Because IEPs have stricter eligibility requirements, a child who doesn’t qualify for an IEP may still qualify for a 504 plan. If your child needs direct reading intervention from a specialist, push for an IEP. If your child mainly needs environmental adjustments to access the regular curriculum, a 504 plan may be sufficient.
Ask for Structured Literacy Instruction
The single most important academic intervention for a child with dyslexia is structured literacy, an instructional approach that explicitly and systematically teaches the building blocks of reading: phonemic awareness (hearing individual sounds in words), letter-sound correspondences, syllable patterns, morphology (how word parts like prefixes and suffixes carry meaning), syntax, and semantics. Lessons build cumulatively, with each skill layered onto the last.
Many structured literacy programs also use multisensory techniques, meaning students see, hear, say, and physically trace or manipulate letters and words at the same time. This approach has decades of research behind it and is far more effective for students with dyslexia than the implicit, context-based reading strategies still used in some classrooms.
When talking with your child’s school, ask specifically what reading intervention program they use. Programs widely adopted in schools include Fundations (a multisensory structured literacy program for grades K through 3), UFLI Foundations (focused on phonological awareness and phonics for K through 2), and Reading Horizons Discovery (phonics-based, K through 3). For core classroom instruction, programs like CKLA from Amplify and Open Court from McGraw Hill align with structured literacy principles. If your school’s intervention program doesn’t explicitly teach phonics in a systematic, cumulative way, that’s worth raising in your next meeting.
Push for Specific Accommodations
Accommodations change how your child accesses learning without changing what they’re expected to learn. The right accommodations can dramatically reduce the daily friction a child with dyslexia faces. Common accommodations to discuss with the school include:
- Extended time on tests and assignments, so your child isn’t penalized for slower reading speed
- Text-to-speech technology, which reads written text aloud and can be as essential for a student with dyslexia as a screen reader is for someone with a visual impairment
- Audiobooks or recorded versions of textbooks, so your child can access grade-level content without decoding barriers
- Speech-to-text software for written assignments, letting your child demonstrate knowledge without the mechanics of spelling and handwriting getting in the way
- Preferential seating near the teacher or away from distractions
- Reduced copying tasks, such as providing printed notes instead of requiring board copying
- Alternative testing formats, like oral exams or having test questions read aloud
Most students already have access to tablets or laptops at school, and many assistive technology tools are built into everyday devices. Apple, Google, and Microsoft products all include free text-to-speech and dictation features. The key is making sure your child is allowed and encouraged to use them, and that this is written into their IEP or 504 plan so it isn’t left to individual teacher discretion.
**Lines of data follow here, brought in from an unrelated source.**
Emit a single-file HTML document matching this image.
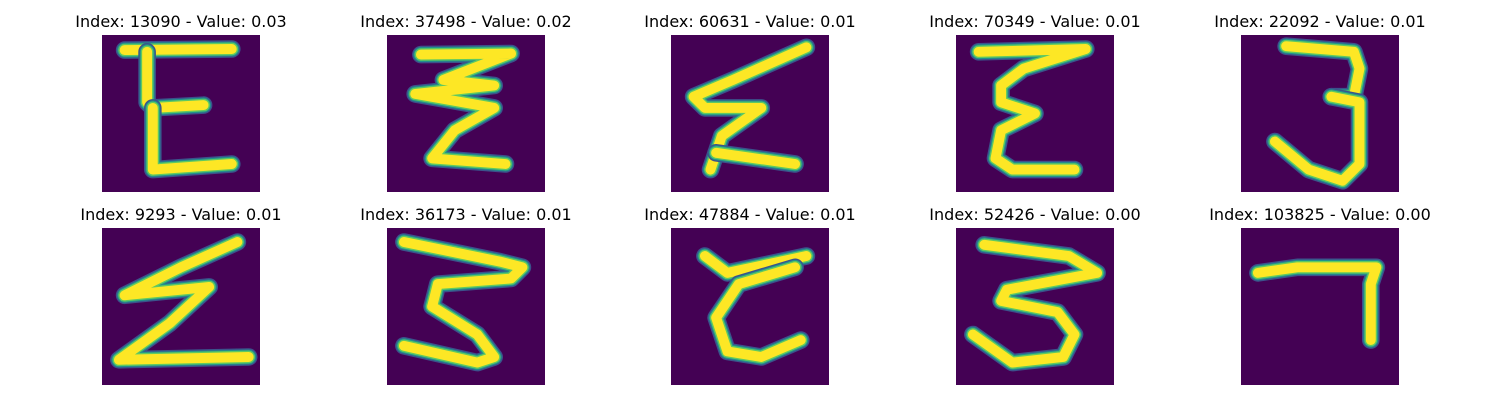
<!DOCTYPE html>
<html><head><meta charset="utf-8">
<style>
html,body{margin:0;padding:0;background:#fff;width:1500px;height:400px;overflow:hidden}
svg{display:block}
text{font-family:"DejaVu Sans","Liberation Sans",sans-serif;font-size:16px;fill:#000}
</style></head>
<body>
<svg id="fig" width="1500" height="400" viewBox="0 0 1500 400" xmlns="http://www.w3.org/2000/svg"></svg>
<script>
const indices = [13090, 37498, 60631, 70349, 22092, 9293, 36173, 47884, 52426, 103825];
const values = ["0.03","0.02","0.01","0.01","0.01","0.01","0.01","0.01","0.00","0.00"];
const strokes = [
 [[[4,2.7],[23,2.5]],[[8,3],[8,12],[9,13],[18,12.5]],[[9,13],[9,24],[23,23]]],
 [[[6,3.5],[22,3.3],[10,8],[19,9],[5,10.5],[19,13],[12,17],[8,22],[21,23]]],
 [[[24,2.2],[11,8],[4,11],[6,13],[16,13],[9,18],[7,24]],[[8,21],[22,23]]],
 [[[4,3],[23,2.5],[12,6],[8,9],[8,12],[14,14],[8,17],[7,22],[10,24],[21,24]]],
 [[[8,2],[20,3],[21,6],[20,11],[16,11]],[[16,11],[21,12],[21,23],[18,26],[12,24],[6,19]]],
 [[[24,2.5],[14,7],[4,12],[19,10.5],[12,17],[3,23.5],[26,23]]],
 [[[3,2.5],[20,6],[24,7],[22,9],[9,10],[8,14],[16,19],[19,23],[16,24],[3,21]]],
 [[[6,5],[10,8],[24,5]],[[22,7],[12,10],[8,16],[10,22],[16,23],[23,20]]],
 [[[5,3],[20,5],[25,8],[9,11],[8,13],[18,15],[21,19],[19,23],[10,24],[3,19]]],
 [[[3,8],[10,7],[24,7],[23,10],[23,20]]]
];
const NS="http://www.w3.org/2000/svg";
const svg=document.getElementById('fig');
const colX=[102,387,671,956,1241], rowY=[35,228], W=158, H=157;
function mk(tag,attrs,parent){const e=document.createElementNS(NS,tag);for(const k in attrs)e.setAttribute(k,attrs[k]);parent.appendChild(e);return e;}
indices.forEach((idx,i)=>{
  const x0=colX[i%5], y0=rowY[Math.floor(i/5)];
  const g=mk('g',{},svg);
  
  
  const t=mk('text',{x:x0+W/2,y:y0-8,'text-anchor':'middle'},g);
  t.textContent='Index: '+idx+' - Value: '+values[i];
  
  
  const bg=mk('rect',{x:x0,y:y0,width:W,height:H,fill:'#440154'},g);
  
  
  const sx=v=>x0+v*W/28, sy=v=>y0+v*H/28;
  const layers=[[32,'#3b528b'],[27,'#21918c'],[23,'#5ec962'],[18,'#fde725']];
  strokes[i].forEach(s=>{
    const d='M'+s.map(p=>sx(p[0]).toFixed(1)+','+sy(p[1]).toFixed(1)).join(' L');
    layers.forEach(([w,c])=>{
      const p=mk('path',{d:d,fill:'none',stroke:c,'stroke-width':w*0.55,'stroke-linecap':'round','stroke-linejoin':'round'},g);
      
      
    });
  });
});
</script>
</body></html>
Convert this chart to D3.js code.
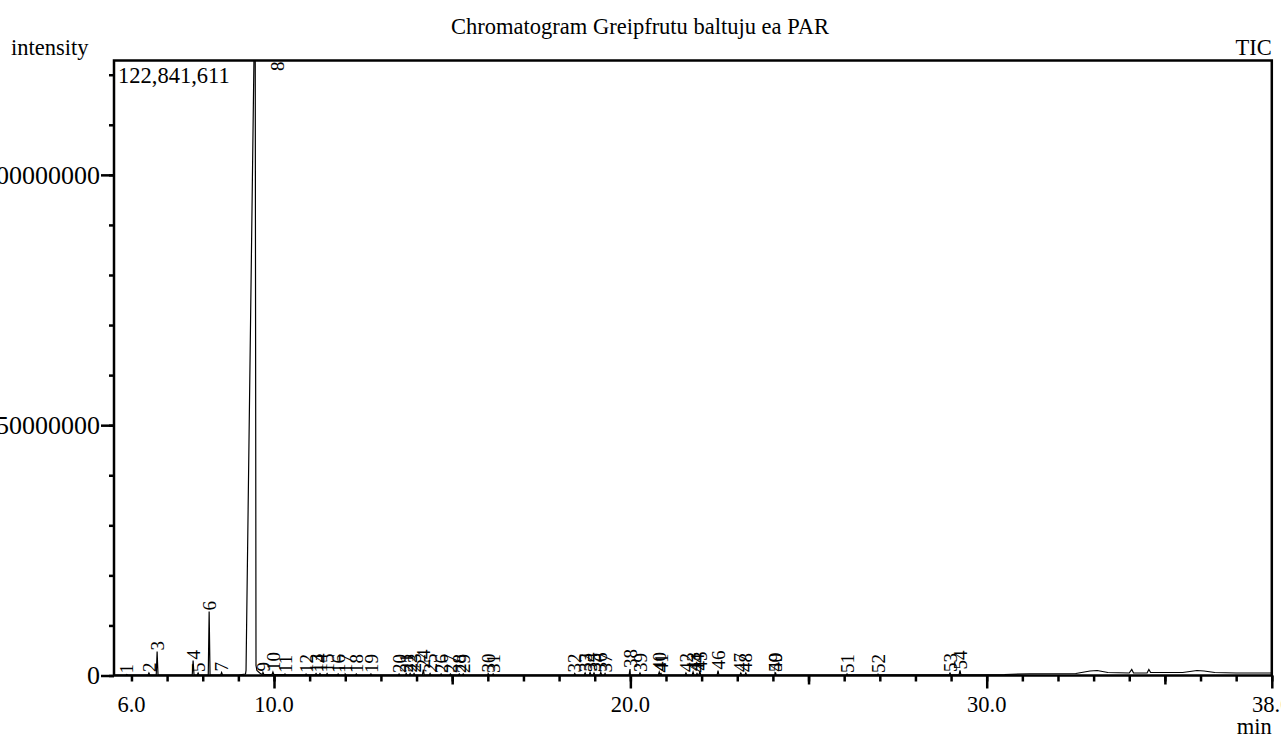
<!DOCTYPE html>
<html><head><meta charset="utf-8">
<script src="https://cdn.jsdelivr.net/npm/d3@7"></script>
<style>
body{margin:0;background:#fff}
svg{display:block}
text{font-family:"Liberation Serif","Times New Roman",Times,"DejaVu Serif",serif;fill:#000}
</style>
</head><body>
<svg id="chart" width="1281" height="738"></svg>
<script>
// ---------- data ----------
const chartTitle = "Chromatogram Greipfrutu baltuju ea PAR";
const yLabelText = "intensity";
const traceName = "TIC";
const xUnit = "min";
const maxIntensityText = "122,841,611";
const yMax = 122841611;
const xMin = 5.51, xMax = 38.0;

const xMinorTicks = [6,7,8,9,10,11,12,13,14,15,16,17,18,19,20,21,22,23,24,25,26,27,28,29,30,31,32,33,34,35,36,37,38];
const xMidTicks = [15,25,35];
const xMajorTicks = [10,20,30,38];
const xLabelValues = [6,10,20,30,38];
const xLabelText = ["6.0","10.0","20.0","30.0","38.0"];
const yMinorTicks = [0,10e6,20e6,30e6,40e6,50e6,60e6,70e6,80e6,90e6,100e6,110e6,120e6];
const yLabelValues = [0,50000000,100000000];

const peakLabel = [1,2,3,4,5,6,7,9,10,11,12,13,14,15,16,17,18,19,20,21,22,23,24,25,26,27,28,29,30,31,32,33,34,35,36,37,38,39,40,41,42,43,44,45,46,47,48,49,50,51,52,53,54];
const peakRT    = [5.87,6.49,6.72,7.73,7.87,8.18,8.53,9.69,9.97,10.31,10.90,11.18,11.29,11.49,11.80,12.00,12.31,12.72,13.51,13.71,13.82,13.93,14.19,14.38,14.69,14.95,15.20,15.31,16.01,16.15,18.44,18.73,18.87,18.98,19.17,19.29,19.99,20.27,20.81,20.86,21.56,21.76,21.87,21.95,22.46,23.10,23.24,24.06,24.08,26.08,26.95,28.97,29.25];
const peakHeight= [0.2e6,0.5e6,4.8e6,3.0e6,0.5e6,12.8e6,0.6e6,0.6e6,0.7e6,0.3e6,0.3e6,0.4e6,0.4e6,0.4e6,0.3e6,0.3e6,0.3e6,0.3e6,0.3e6,0.4e6,0.4e6,0.4e6,1.2e6,0.4e6,0.3e6,0.3e6,0.3e6,0.3e6,0.4e6,0.3e6,0.4e6,0.5e6,0.6e6,0.5e6,0.6e6,0.4e6,1.3e6,0.5e6,0.7e6,0.4e6,0.5e6,0.7e6,0.4e6,0.8e6,1.0e6,0.5e6,0.5e6,0.6e6,0.5e6,0.3e6,0.3e6,0.5e6,1.0e6];

// main (overloaded) peak 8
const mainPeakLabel = 8;
const mainPeakTime = [9.20, 9.215, 9.47, 9.495, 9.52, 9.60, 9.68];
const mainPeakInt  = [0.3e6, 1.0e6, 141e6, 2.0e6, 1.0e6, 0.5e6, 0.3e6];

// baseline of the trace
const baselineTime = [5.51, 7.0, 9.0, 9.8, 12.0, 16.0, 20.0, 24.0, 28.0, 29.5, 30.5, 31.2, 32.5, 32.9, 33.1, 33.4, 34.0, 34.07, 34.12, 34.5, 34.55, 34.6, 35.5, 35.9, 36.1, 36.4, 37.0, 38.0];
const baselineInt  = [0.1e6, 0.1e6, 0.1e6, 0.2e6, 0.1e6, 0.1e6, 0.1e6, 0.1e6, 0.12e6, 0.15e6, 0.2e6, 0.35e6, 0.4e6, 0.9e6, 1.0e6, 0.6e6, 0.5e6, 1.2e6, 0.5e6, 0.5e6, 1.2e6, 0.6e6, 0.6e6, 1.0e6, 0.9e6, 0.6e6, 0.5e6, 0.5e6];

// ---------- layout ----------
const FONT = '"Liberation Serif","Times New Roman",Times,"DejaVu Serif",serif';
const L = 114, R = 1271.8, T = 60.5, B = 675.5;
const svg = d3.select("#chart");
const x = d3.scaleLinear().domain([xMin, xMax]).range([L, R]);
const y = d3.scaleLinear().domain([0, yMax]).range([B, T]);
const baseAt = d3.scaleLinear().domain(baselineTime).range(baselineInt);

// build trace
let pts = baselineTime.map((t,i)=>[t, baselineInt[i]]).filter(p => p[0] < 9.18 || p[0] > 9.7);
mainPeakTime.forEach((t,i)=>pts.push([t, mainPeakInt[i]]));
peakRT.forEach((t,i)=>{
  pts.push([t-0.025, baseAt(t-0.025)]);
  pts.push([t, peakHeight[i]]);
  pts.push([t+0.025, baseAt(t+0.025)]);
});
pts.sort((a,b)=>a[0]-b[0]);

svg.append("defs").append("clipPath").attr("id","plotclip")
  .append("rect").attr("x",L).attr("y",T).attr("width",R-L).attr("height",B-T);

svg.append("path")
  .attr("clip-path","url(#plotclip)")
  .attr("d", d3.line().x(d=>x(d[0])).y(d=>y(d[1]))(pts))
  .attr("fill","none").attr("stroke","#000").attr("stroke-width",1.2);

// axes
function styleAxis(size){
  return g => {
    g.attr("font-family", null).attr("font-size", null);
    g.select(".domain").remove();
    g.selectAll(".tick line").attr("stroke","#000").attr("stroke-width",2.5);
    g.selectAll("text").style("font-size",size).style("font-family",FONT);
  };
}
svg.append("g").attr("transform",`translate(${L},0)`)
  .call(d3.axisLeft(y).tickValues(yMinorTicks).tickSize(5).tickFormat(""))
  .call(styleAxis("26px"));
svg.append("g").attr("transform",`translate(${L},0)`)
  .call(d3.axisLeft(y).tickValues(yLabelValues).tickSize(13).tickPadding(1).tickFormat(d3.format("d")))
  .call(styleAxis("26px"));

svg.append("g").attr("transform",`translate(0,${B})`)
  .call(d3.axisBottom(x).tickValues(xMinorTicks).tickSize(6).tickFormat(""))
  .call(styleAxis("22.5px"));
svg.append("g").attr("transform",`translate(0,${B})`)
  .call(d3.axisBottom(x).tickValues(xMidTicks).tickSize(9).tickFormat(""))
  .call(styleAxis("22.5px"));
svg.append("g").attr("transform",`translate(0,${B})`)
  .call(d3.axisBottom(x).tickValues(xMajorTicks).tickSize(13).tickFormat(""))
  .call(styleAxis("22.5px"));
svg.append("g").selectAll("text").data(xLabelValues).join("text")
  .attr("x", d=>x(d)).attr("y", 712).attr("text-anchor","middle")
  .style("font-size","22.5px").text((d,i)=>xLabelText[i]);

// frame
svg.append("rect").attr("x",L).attr("y",T).attr("width",R-L).attr("height",B-T)
  .attr("fill","none").attr("stroke","#000").attr("stroke-width",2.5);

// texts
svg.append("text").attr("x",640).attr("y",34).attr("text-anchor","middle").style("font-size","22.5px").text(chartTitle);
svg.append("text").attr("x",11).attr("y",55).style("font-size","22.5px").text(yLabelText);
svg.append("text").attr("x",R).attr("y",55).attr("text-anchor","end").style("font-size","22.5px").text(traceName);
svg.append("text").attr("x",R).attr("y",734).attr("text-anchor","end").style("font-size","22.5px").text(xUnit);
svg.append("text").attr("x",118).attr("y",83).style("font-size","22.5px").text(maxIntensityText);

// peak labels
svg.append("g").selectAll("text").data(peakRT).join("text")
  .attr("transform",(d,i)=>`translate(${x(d)},${y(peakHeight[i])-1}) rotate(-90)`)
  .attr("dy","0.35em").style("font-size","19px")
  .text((d,i)=>peakLabel[i]);
svg.append("text")
  .attr("transform",`translate(${x(mainPeakTime[2])+22},${T+10.5}) rotate(-90)`)
  .attr("dy","0.35em").style("font-size","19px").text(mainPeakLabel);
</script>
</body></html>
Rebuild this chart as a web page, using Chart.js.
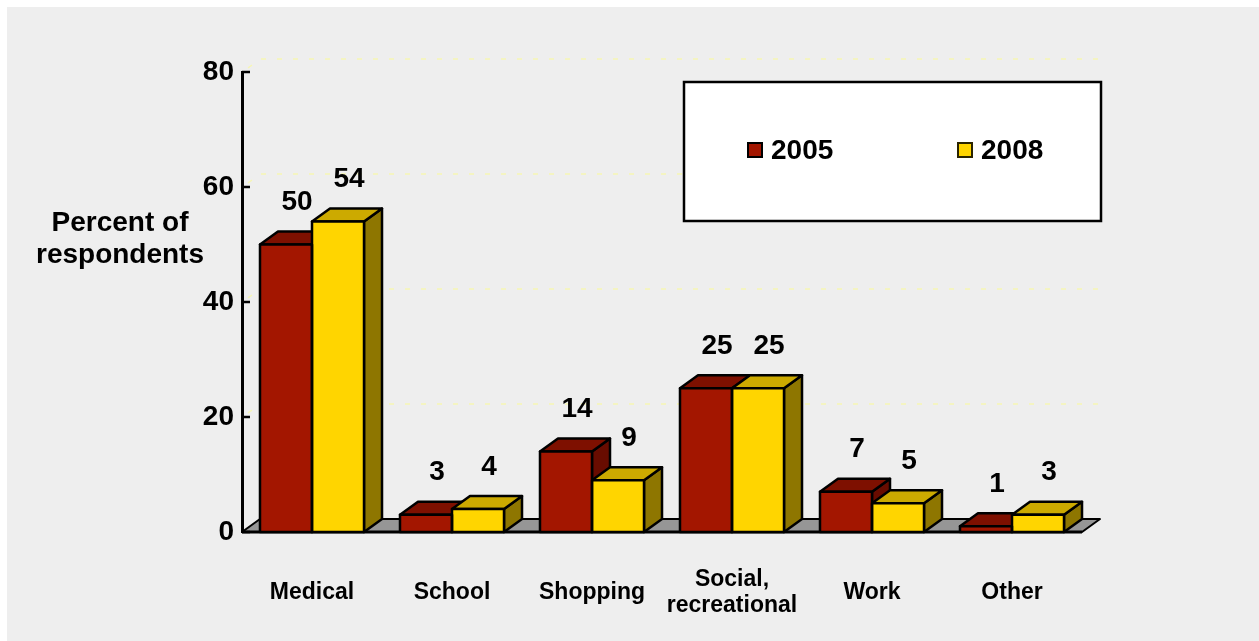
<!DOCTYPE html>
<html>
<head>
<meta charset="utf-8">
<script src="https://cdn.jsdelivr.net/npm/chart.js@4.4.1/dist/chart.umd.min.js"></script>
<style>
  html, body { margin: 0; padding: 0; background: #fff; }
  #wrap { width: 1259px; height: 641px; position: relative; }
</style>
</head>
<body>
<div id="wrap"><canvas id="chart"></canvas></div>
<script>
// Trip purposes and share of respondents per survey year
const categories = ['Medical', 'School', 'Shopping', ['Social,', 'recreational'], 'Work', 'Other'];
const seriesNames = ['2005', '2008'];
const values2005 = [50, 3, 14, 25, 7, 1];
const values2008 = [54, 4, 9, 25, 5, 3];
const yTicks = [0, 20, 40, 60, 80];
const axisTitle = ['Percent of', 'respondents'];

// Styling
const FONT = "'Liberation Sans', Arial, Helvetica, sans-serif";
const DEPTH_X = 18, DEPTH_Y = -13;          // 3-D extrusion of boxes and floor
const faces = [
  { front: '#A31600', top: '#7E1000', side: '#680C00' },
  { front: '#FFD500', top: '#CCAA00', side: '#8E7600' }
];
const OUTLINE = 2.5;

function boxGeom(bar) {
  const left = bar.x - bar.width / 2, right = bar.x + bar.width / 2;
  return { left, right, top: Math.min(bar.y, bar.base), bottom: Math.max(bar.y, bar.base) };
}

function poly(ctx, pts, fill) {
  ctx.beginPath();
  ctx.moveTo(pts[0][0], pts[0][1]);
  for (let i = 1; i < pts.length; i++) ctx.lineTo(pts[i][0], pts[i][1]);
  ctx.closePath();
  ctx.fillStyle = fill;
  ctx.fill();
  ctx.stroke();
}

// Page backdrop: thin white margin, light grey panel
const backdrop = {
  id: 'backdrop',
  beforeDraw(chart) {
    const ctx = chart.ctx;
    ctx.save();
    ctx.fillStyle = '#ffffff';
    ctx.fillRect(0, 0, chart.width, chart.height);
    ctx.fillStyle = '#eeeeee';
    ctx.fillRect(7, 7, chart.width - 7, chart.height - 7);
    ctx.restore();
  }
};

// Back-wall gridlines, floor, and the top/side faces of every box
const depthFaces = {
  id: 'depthFaces',
  beforeDatasetsDraw(chart) {
    const { ctx, chartArea: a, scales: { y } } = chart;
    ctx.save();

    ctx.strokeStyle = '#f6f6b4';
    ctx.lineWidth = 1.5;
    ctx.setLineDash([5, 11]);
    y.ticks.forEach(t => {
      if (t.value === 0) return;
      const py = y.getPixelForValue(t.value);
      ctx.beginPath();
      ctx.moveTo(a.left + 6, py - 4);
      ctx.lineTo(a.left + DEPTH_X, py + DEPTH_Y);
      ctx.lineTo(a.right + DEPTH_X, py + DEPTH_Y);
      ctx.stroke();
    });
    ctx.setLineDash([]);

    const y0 = y.getPixelForValue(0);
    ctx.strokeStyle = '#000';
    ctx.lineJoin = 'round';
    ctx.lineWidth = 2;
    poly(ctx, [[a.left, y0], [a.right, y0], [a.right + DEPTH_X, y0 + DEPTH_Y], [a.left + DEPTH_X, y0 + DEPTH_Y]], '#969696');
    ctx.lineWidth = 3;
    ctx.beginPath();
    ctx.moveTo(a.left, y0);
    ctx.lineTo(a.right, y0);
    ctx.stroke();

    ctx.lineWidth = 2.5;
    y.ticks.forEach(t => {
      const py = y.getPixelForValue(t.value);
      ctx.beginPath();
      ctx.moveTo(a.left, py);
      ctx.lineTo(a.left + 8, py);
      ctx.stroke();
    });

    ctx.lineWidth = OUTLINE;
    chart.data.datasets.forEach((ds, di) => {
      const meta = chart.getDatasetMeta(di);
      meta.data.forEach(bar => {
        const g = boxGeom(bar);
        poly(ctx, [[g.right, g.top], [g.right + DEPTH_X, g.top + DEPTH_Y],
                   [g.right + DEPTH_X, g.bottom + DEPTH_Y], [g.right, g.bottom]], faces[di].side);
        poly(ctx, [[g.left, g.top], [g.right, g.top],
                   [g.right + DEPTH_X, g.top + DEPTH_Y], [g.left + DEPTH_X, g.top + DEPTH_Y]], faces[di].top);
      });
    });
    ctx.restore();
  },
  afterDatasetsDraw(chart) {
    const ctx = chart.ctx;
    ctx.save();
    ctx.strokeStyle = '#000';
    ctx.lineWidth = OUTLINE;
    ctx.lineJoin = 'round';
    chart.data.datasets.forEach((ds, di) => {
      chart.getDatasetMeta(di).data.forEach(bar => {
        const g = boxGeom(bar);
        ctx.strokeRect(g.left, g.top, g.right - g.left, g.bottom - g.top);
      });
    });
    // value labels above each box
    ctx.fillStyle = '#000';
    ctx.font = 'bold 28px ' + FONT;
    ctx.textAlign = 'center';
    ctx.textBaseline = 'middle';
    chart.data.datasets.forEach((ds, di) => {
      chart.getDatasetMeta(di).data.forEach((bar, i) => {
        ctx.fillText(String(ds.data[i]), bar.x + 11, bar.y - 42);
      });
    });
    ctx.restore();
  }
};

// Boxed legend inside the plot and the horizontal axis title
const annotations = {
  id: 'annotations',
  afterDraw(chart) {
    const { ctx, chartArea: a } = chart;
    ctx.save();
    ctx.fillStyle = '#ffffff';
    ctx.fillRect(684, 82, 417, 139);
    ctx.strokeStyle = '#000';
    ctx.lineWidth = 2.5;
    ctx.strokeRect(684, 82, 417, 139);

    const itemX = [748, 958];
    ctx.font = 'bold 28px ' + FONT;
    ctx.textAlign = 'left';
    ctx.textBaseline = 'middle';
    chart.data.datasets.forEach((ds, di) => {
      ctx.fillStyle = ds.backgroundColor;
      ctx.fillRect(itemX[di], 143, 14, 14);
      ctx.lineWidth = 2;
      ctx.strokeStyle = di === 0 ? '#000' : '#2a2400';
      ctx.strokeRect(itemX[di], 143, 14, 14);
      ctx.fillStyle = '#000';
      ctx.fillText(ds.label, itemX[di] + 23, 151);
    });

    ctx.textAlign = 'center';
    ctx.font = 'bold 28px ' + FONT;
    axisTitle.forEach((line, i) => ctx.fillText(line, a.left - 122, 223 + i * 32));
    ctx.restore();
  }
};

new Chart(document.getElementById('chart'), {
  type: 'bar',
  data: {
    labels: categories,
    datasets: [
      { label: seriesNames[0], data: values2005, backgroundColor: faces[0].front, borderWidth: 0 },
      { label: seriesNames[1], data: values2008, backgroundColor: faces[1].front, borderWidth: 0 }
    ]
  },
  options: {
    responsive: true,
    maintainAspectRatio: false,
    animation: false,
    events: [],
    layout: { padding: { top: 72, right: 177, bottom: 0, left: 0 } },
    datasets: { bar: { categoryPercentage: 0.743, barPercentage: 1.0 } },
    plugins: { legend: { display: false }, tooltip: { enabled: false } },
    scales: {
      x: {
        grid: { display: false, drawTicks: false },
        border: { display: false },
        ticks: {
          color: '#000',
          font: { family: FONT, size: 23, weight: 'bold', lineHeight: 1.13 },
          padding: 48,
          maxRotation: 0,
          autoSkip: false,
          crossAlign: 'center'
        },
        afterFit(scale) { scale.height = 109; }
      },
      y: {
        z: 1,
        min: 0,
        max: 80,
        afterBuildTicks(scale) { scale.ticks = yTicks.map(v => ({ value: v })); },
        grid: { display: false, drawTicks: false },
        border: { display: true, color: '#000', width: 3 },
        ticks: {
          color: '#000',
          font: { family: FONT, size: 28, weight: 'bold' },
          padding: 8
        },
        afterFit(scale) { scale.width = 242; }
      }
    }
  },
  plugins: [backdrop, depthFaces, annotations]
});
</script>
</body>
</html>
Prepare for School Meetings
IEP and 504 meetings are where decisions get made, and preparation gives you leverage. Before any meeting, review the most current plan document and check whether the present levels of performance section is complete and reflects what you’re seeing at home. If the plan describes your child as “making progress” but they’re still struggling to read grade-level material, that’s a gap worth raising.
Come with specific questions. Useful ones include: Where will the intervention happen, and with whom? Will it be one-on-one or in a small group? How often will progress be measured, and what benchmarks will the team use to decide if the program is working? What happens if the current approach isn’t producing results after a set period? These questions push the team to commit to concrete details rather than vague assurances.
Bring a list of concerns you want documented in the plan. Anything you say verbally in a meeting can be forgotten; anything written into the IEP becomes a legal obligation. You’re also entitled to bring someone with you for support, whether that’s a spouse, an advocate, or a friend who can take notes while you talk.
Protect Your Child’s Self-Esteem
Dyslexia doesn’t just affect reading. It affects how a child feels about themselves in a school environment built around reading. Students with dyslexia experience higher rates of anxiety and stress, and years of struggling with tasks that seem easy for classmates can erode confidence in ways that outlast the reading difficulty itself.
One of the most effective things you can do is help your child understand what dyslexia actually is. Kids who can name their challenge and understand that it’s about how their brain processes written language, not about intelligence, handle frustration better. The International Dyslexia Association recommends teaching children to anticipate situations that will be hard (a timed reading test, being called on to read aloud) and giving them specific strategies to manage those moments. This isn’t about lowering expectations. It’s about removing the shame and replacing it with problem-solving skills.
At school, work with teachers to create a safe environment for practicing new reading skills. That means your child shouldn’t be put on the spot to read aloud in front of the class unless they volunteer. It means errors during intervention sessions should be treated as normal parts of learning, not failures. Ask the school how they handle these situations and whether the intervention specialist is trained in the emotional dimensions of dyslexia, not just the instructional ones.
Monitor Progress and Adjust
An IEP is reviewed at least once a year, but you don’t have to wait that long. You can request a meeting to review your child’s progress at any time. If the data shows the current intervention isn’t working after a reasonable period (typically 6 to 12 weeks of consistent instruction), the team should discuss changing the approach, increasing the frequency of sessions, or trying a different program.
Ask for copies of progress monitoring data between meetings. Good intervention programs assess students regularly, often every two to four weeks, using brief standardized measures. If the school can’t show you data, that’s a sign the program may not be structured enough to be effective. You want to see trend lines, not just report card grades.
Keep your own records at home. Save every email, every evaluation report, every progress note, and every plan document. If you ever need to escalate a disagreement with the school, having a clear paper trail of what was promised and what was delivered makes an enormous difference.